Light-rail has yet to prove to be such here.
correctnotright spews:
@4 Moron – but it has in Portland where this is being discussed.
Are really as stupid as you seem? And the only reason it hasn’t worked here is the naysayers like you. Yeah, the people who said in 1978 that I-5 wuld never be crowded – you fools are truly a prescient lot.
Mr. Cynical spews:
cnr–
I-5 would be much better had they not INTENTIONALLY built the Convention Center where they did to preclude any further expansion of the freeway.
It’s soooo obvious that part of the Convention Center agenda was to eventually force light-rail on us…at an extraordinary cost.
Who is responsible for the Convention Center design and footprint anyway??
randall spews:
@6 OMG, how can you possibly reconcile your position that our local leaders are stupid and corrupt and yet at the same time believe they were so well organized and forward thinking as to plot the location of the convention center as a future tool to force light rail on Seattle?
The convention center decision was merely an early example of Seattle’s love affair with tunnels. We want all of the transportation options, we just don’t want to look at them.
Roger Rabbit spews:
I’m not very familiar with Clark County politics. What does Benton ultimately want? A moat around his county to keep Seattleites, Portlanders, and other foreigners out?
Mr. Cynical spews:
randall–
They are corrupt and stupid…taking orders from the anti-car ideologues without thinking thru the consequences.
Now we are stuck.
Are you denying that the Convention Cention created a “bottle-neck”??
Obviously it did.
Was it intentional?
I believe so.
Did our leaders who voted for it all think thru the consequences we are experiencing today?
No.
Why? Because they are stupid.
Broadway Joe spews:
Cyn, this is about the Portland – Vancouver Metro, not Seattle.
That being said, some of the same problems that plague traffic in Portland exist in Seattle. Portland has the same kind of I-5 bottleneck (in the Rose Quarter) that Seattle has (from I-90 to under the WSCC). Sorry Cyn, these have NOTHING to do with some sinister conspiracy to force alternative forms of transportation on people. The bottlenecks arise from the antiquated 50’s-era design of the I-5 corridor, and said corridor simply not being broad enough in critical areas (as in the urban cores) to be expandable to meet demands the designers. It doesn’t take a rocket scientist to figure out that there’s simply no room to put down any more concrete in these areas.
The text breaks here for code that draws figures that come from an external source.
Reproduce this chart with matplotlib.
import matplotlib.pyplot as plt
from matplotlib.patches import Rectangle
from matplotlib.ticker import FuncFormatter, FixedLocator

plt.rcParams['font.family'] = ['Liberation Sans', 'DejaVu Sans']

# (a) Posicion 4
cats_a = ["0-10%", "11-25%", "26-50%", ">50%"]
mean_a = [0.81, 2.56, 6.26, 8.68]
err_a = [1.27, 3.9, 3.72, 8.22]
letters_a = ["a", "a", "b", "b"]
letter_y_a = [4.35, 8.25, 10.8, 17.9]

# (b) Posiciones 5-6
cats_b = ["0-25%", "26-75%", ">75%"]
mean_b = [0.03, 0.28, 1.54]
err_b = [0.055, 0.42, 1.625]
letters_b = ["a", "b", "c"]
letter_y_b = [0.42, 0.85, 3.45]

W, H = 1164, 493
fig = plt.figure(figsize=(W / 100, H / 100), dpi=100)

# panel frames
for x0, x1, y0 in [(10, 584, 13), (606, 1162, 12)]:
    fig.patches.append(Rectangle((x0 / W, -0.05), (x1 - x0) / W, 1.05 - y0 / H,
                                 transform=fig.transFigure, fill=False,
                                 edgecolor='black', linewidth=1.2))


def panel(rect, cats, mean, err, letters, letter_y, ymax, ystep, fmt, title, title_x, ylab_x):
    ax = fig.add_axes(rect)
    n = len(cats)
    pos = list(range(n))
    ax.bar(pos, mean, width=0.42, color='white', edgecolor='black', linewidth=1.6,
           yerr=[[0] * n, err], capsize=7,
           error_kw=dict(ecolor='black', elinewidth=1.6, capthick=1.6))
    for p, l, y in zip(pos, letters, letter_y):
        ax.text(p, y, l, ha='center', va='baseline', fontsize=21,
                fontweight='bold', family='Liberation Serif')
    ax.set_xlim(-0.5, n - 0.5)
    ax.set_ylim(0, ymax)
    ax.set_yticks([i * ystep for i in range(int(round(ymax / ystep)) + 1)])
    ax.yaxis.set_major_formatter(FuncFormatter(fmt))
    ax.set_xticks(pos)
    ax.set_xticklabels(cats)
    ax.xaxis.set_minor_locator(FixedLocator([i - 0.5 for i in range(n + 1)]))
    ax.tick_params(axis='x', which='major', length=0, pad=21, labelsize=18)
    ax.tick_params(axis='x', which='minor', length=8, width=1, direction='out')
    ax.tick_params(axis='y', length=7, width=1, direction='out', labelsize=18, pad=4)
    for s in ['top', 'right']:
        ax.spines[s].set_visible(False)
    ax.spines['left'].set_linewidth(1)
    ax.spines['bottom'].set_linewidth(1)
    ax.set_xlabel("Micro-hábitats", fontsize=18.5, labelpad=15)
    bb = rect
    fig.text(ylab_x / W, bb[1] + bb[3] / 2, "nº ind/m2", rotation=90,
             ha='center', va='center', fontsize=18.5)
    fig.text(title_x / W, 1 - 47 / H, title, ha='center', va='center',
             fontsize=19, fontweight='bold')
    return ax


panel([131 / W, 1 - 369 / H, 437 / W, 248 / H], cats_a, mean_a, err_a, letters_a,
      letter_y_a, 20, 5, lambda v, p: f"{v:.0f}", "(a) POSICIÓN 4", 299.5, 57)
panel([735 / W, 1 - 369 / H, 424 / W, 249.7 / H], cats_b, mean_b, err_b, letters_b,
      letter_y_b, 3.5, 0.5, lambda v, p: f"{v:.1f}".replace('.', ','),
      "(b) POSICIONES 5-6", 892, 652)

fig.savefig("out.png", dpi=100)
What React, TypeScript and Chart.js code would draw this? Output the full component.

ODOT was able to alleviate the pressure somewhat with the double-deck bridge moving I-5 across the Willamette from downtown, and creating the 405 loop around the western flank of downtown, while WSDOT’s ultimate failure in downtown Seattle was to not create a second complete limited-access corridor through the downtown core when they had the opportunity to do so, and what they did create……. well, we’ve discussed the AWV enough already, haven’t we?
Getting back on topic, Benton is a fool. The only way I-5 could be widened in north Portland would be at ridiculous cost to ODOT, buying several hundred homes and businesses from the Rose Quarter north all the way to Jantzen Beach. Just buying the property needed would cost billions, and any attempt at eminent-domain seizures would tie the construction up in court. Somebody would fight those plans to the death, and the project would likely not be finished for decades. And the granola crunchers are no better. As much as getting people completely out of their cars and into more environmentally-friendly modes of transport is a good idea and a noble quest, it’s largely unrealistic, and leaning strongly towards Don Quixote territory.
CRC is basically a valid concept IMHO. The best course of action is to make token improvements based on the lunatic rantings of the extremists while bringing Portland’s light-rail into Vancouver with say, a double-deck bridge with 8-10 lanes (with HOV/bus lanes in each direction) on the top deck, with a light-rail track flanked by bicycle lanes on the lower deck. Theoretically, such a bridge could also be designed to accomodate wind-turbines (like we’d talked about in previous threads) to try to catch what’s left of the ‘nuclear wind’ coming down out of the Columbia Gorge.